• DATA:

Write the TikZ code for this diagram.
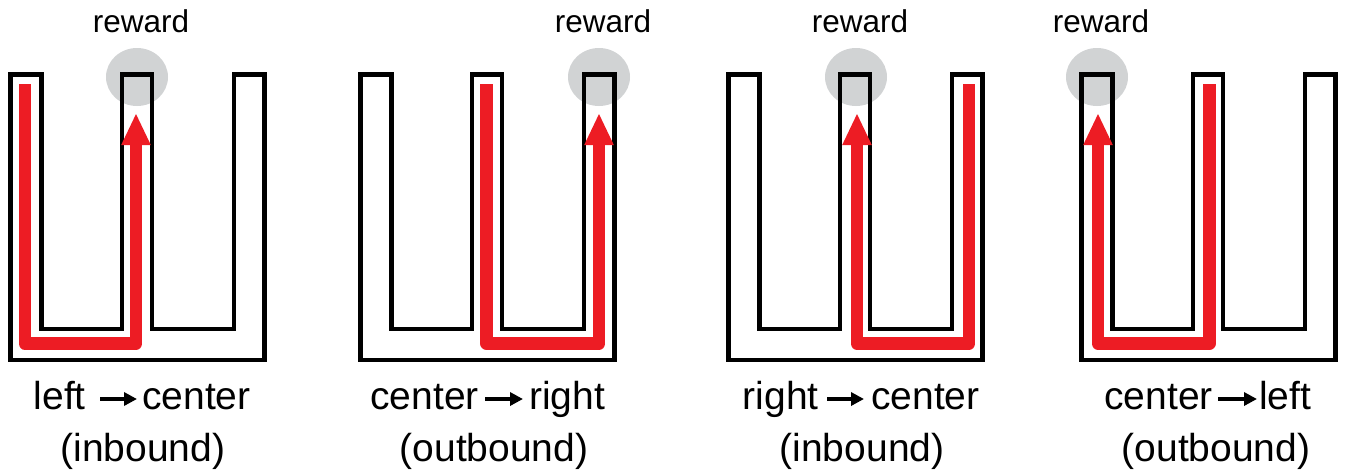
\documentclass[tikz,border=0pt]{standalone}
\usepackage{fontspec}
\setmainfont{Liberation Sans}
\usetikzlibrary{arrows.meta, positioning}
\definecolor{RunRed}{HTML}{ED1C24}
\definecolor{RewardGray}{HTML}{D1D3D4}

\begin{document}
\begin{tikzpicture}[
    x=1pt, y=-1pt,
    % Reusable styles for walls, runs and labels
    maze wall/.style={draw=black, line width=4.3pt, line join=miter},
    run path/.style={draw=RunRed, line width=12.5pt, line join=round,
        -{Triangle[length=32pt, width=27pt]}},
    reward spot/.style={fill=RewardGray, draw=none},
    reward text/.style={font=\fontsize{31.5}{36}\selectfont, anchor=base, inner sep=0pt},
    label text/.style={font=\fontsize{39}{44}\selectfont, inner sep=0pt},
    label arrow/.style={draw=black, line width=4pt, -{Triangle[length=13pt, width=13pt]}}
]
    \useasboundingbox (0,0) rectangle (1347,475);

    % Reward zones (gray spot + caption), one per maze
    \foreach \rx [count=\i] in {137, 599, 856, 1097} {
        \fill[reward spot] (\rx,77) ellipse [x radius=31, y radius=29];
        \node[reward text] (rw\i) at (\rx+4,32) {reward};
    }

    % W-shaped maze outline, repeated for the four panels
    \foreach \dx in {0, 350, 718, 1071}
        \draw[maze wall, shift={(\dx,0)}]
            (10.5,74.5) -- (41.5,74.5) -- (41.5,329) -- (122,329) -- (122,74.5)
            -- (152,74.5) -- (152,329) -- (234,329) -- (234,74.5) -- (264.5,74.5)
            -- (264.5,360) -- (10.5,360) -- cycle;

    % -------------------------
    % Panel 1: left -> center
    % -------------------------
    \begin{scope}
        \draw[run path] (24.8,84) -- (24.8,343.5) -- (136,343.5) -- (136,113);
        \node[label text, anchor=base east] (from1) at (86,409) {left};
        \node[label text, anchor=base west] (to1) at (142,409) {center};
        \draw[label arrow] ([shift={(14,-10)}]from1.base east) -- ([shift={(-5,-10)}]to1.base west);
        \node[label text, anchor=base] (dir1) at (143,461) {(inbound)};
    \end{scope}

    % -------------------------
    % Panel 2: center -> right
    % -------------------------
    \begin{scope}[shift={(350,0)}]
        \draw[run path] (136.5,84) -- (136.5,343.5) -- (249,343.5) -- (249,113);
        \node[label text, anchor=base east] (from2) at (129,409) {center};
        \node[label text, anchor=base west] (to2) at (179,409) {right};
        \draw[label arrow] ([shift={(6,-10)}]from2.base east) -- ([shift={(-6,-10)}]to2.base west);
        \node[label text, anchor=base] (dir2) at (144,461) {(outbound)};
    \end{scope}

    % -------------------------
    % Panel 3: right -> center
    % -------------------------
    \begin{scope}[shift={(718,0)}]
        \draw[run path] (251,84) -- (251,343.5) -- (139,343.5) -- (139,113);
        \node[label text, anchor=base east] (from3) at (101,409) {right};
        \node[label text, anchor=base west] (to3) at (153,409) {center};
        \draw[label arrow] ([shift={(8,-10)}]from3.base east) -- ([shift={(-7,-10)}]to3.base west);
        \node[label text, anchor=base] (dir3) at (144,461) {(inbound)};
    \end{scope}

    % -------------------------
    % Panel 4: center -> left
    % -------------------------
    \begin{scope}[shift={(1071,0)}]
        \draw[run path] (138.5,84) -- (138.5,343.5) -- (27,343.5) -- (27,113);
        \node[label text, anchor=base east] (from4) at (142,409) {center};
        \node[label text, anchor=base west] (to4) at (188,409) {left};
        \draw[label arrow] ([shift={(5,-10)}]from4.base east) -- ([shift={(-2,-10)}]to4.base west);
        \node[label text, anchor=base] (dir4) at (145,461) {(outbound)};
    \end{scope}

\end{tikzpicture}
\end{document}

• WHAT YOU WILL DO:
Reproduce every line precisely as given, omitting all pictures.

• RESULT:
Write the TikZ code for this diagram.
\documentclass[tikz,border=0pt]{standalone}
\usepackage{fontspec}
\setmainfont{Liberation Sans}
\usetikzlibrary{arrows.meta, positioning}
\definecolor{RunRed}{HTML}{ED1C24}
\definecolor{RewardGray}{HTML}{D1D3D4}

\begin{document}
\begin{tikzpicture}[
    x=1pt, y=-1pt,
    % Reusable styles for walls, runs and labels
    maze wall/.style={draw=black, line width=4.3pt, line join=miter},
    run path/.style={draw=RunRed, line width=12.5pt, line join=round,
        -{Triangle[length=32pt, width=27pt]}},
    reward spot/.style={fill=RewardGray, draw=none},
    reward text/.style={font=\fontsize{31.5}{36}\selectfont, anchor=base, inner sep=0pt},
    label text/.style={font=\fontsize{39}{44}\selectfont, inner sep=0pt},
    label arrow/.style={draw=black, line width=4pt, -{Triangle[length=13pt, width=13pt]}}
]
    \useasboundingbox (0,0) rectangle (1347,475);

    % Reward zones (gray spot + caption), one per maze
    \foreach \rx [count=\i] in {137, 599, 856, 1097} {
        \fill[reward spot] (\rx,77) ellipse [x radius=31, y radius=29];
        \node[reward text] (rw\i) at (\rx+4,32) {reward};
    }

    % W-shaped maze outline, repeated for the four panels
    \foreach \dx in {0, 350, 718, 1071}
        \draw[maze wall, shift={(\dx,0)}]
            (10.5,74.5) -- (41.5,74.5) -- (41.5,329) -- (122,329) -- (122,74.5)
            -- (152,74.5) -- (152,329) -- (234,329) -- (234,74.5) -- (264.5,74.5)
            -- (264.5,360) -- (10.5,360) -- cycle;

    % -------------------------
    % Panel 1: left -> center
    % -------------------------
    \begin{scope}
        \draw[run path] (24.8,84) -- (24.8,343.5) -- (136,343.5) -- (136,113);
        \node[label text, anchor=base east] (from1) at (86,409) {left};
        \node[label text, anchor=base west] (to1) at (142,409) {center};
        \draw[label arrow] ([shift={(14,-10)}]from1.base east) -- ([shift={(-5,-10)}]to1.base west);
        \node[label text, anchor=base] (dir1) at (143,461) {(inbound)};
    \end{scope}

    % -------------------------
    % Panel 2: center -> right
    % -------------------------
    \begin{scope}[shift={(350,0)}]
        \draw[run path] (136.5,84) -- (136.5,343.5) -- (249,343.5) -- (249,113);
        \node[label text, anchor=base east] (from2) at (129,409) {center};
        \node[label text, anchor=base west] (to2) at (179,409) {right};
        \draw[label arrow] ([shift={(6,-10)}]from2.base east) -- ([shift={(-6,-10)}]to2.base west);
        \node[label text, anchor=base] (dir2) at (144,461) {(outbound)};
    \end{scope}

    % -------------------------
    % Panel 3: right -> center
    % -------------------------
    \begin{scope}[shift={(718,0)}]
        \draw[run path] (251,84) -- (251,343.5) -- (139,343.5) -- (139,113);
        \node[label text, anchor=base east] (from3) at (101,409) {right};
        \node[label text, anchor=base west] (to3) at (153,409) {center};
        \draw[label arrow] ([shift={(8,-10)}]from3.base east) -- ([shift={(-7,-10)}]to3.base west);
        \node[label text, anchor=base] (dir3) at (144,461) {(inbound)};
    \end{scope}

    % -------------------------
    % Panel 4: center -> left
    % -------------------------
    \begin{scope}[shift={(1071,0)}]
        \draw[run path] (138.5,84) -- (138.5,343.5) -- (27,343.5) -- (27,113);
        \node[label text, anchor=base east] (from4) at (142,409) {center};
        \node[label text, anchor=base west] (to4) at (188,409) {left};
        \draw[label arrow] ([shift={(5,-10)}]from4.base east) -- ([shift={(-2,-10)}]to4.base west);
        \node[label text, anchor=base] (dir4) at (145,461) {(outbound)};
    \end{scope}

\end{tikzpicture}
\end{document}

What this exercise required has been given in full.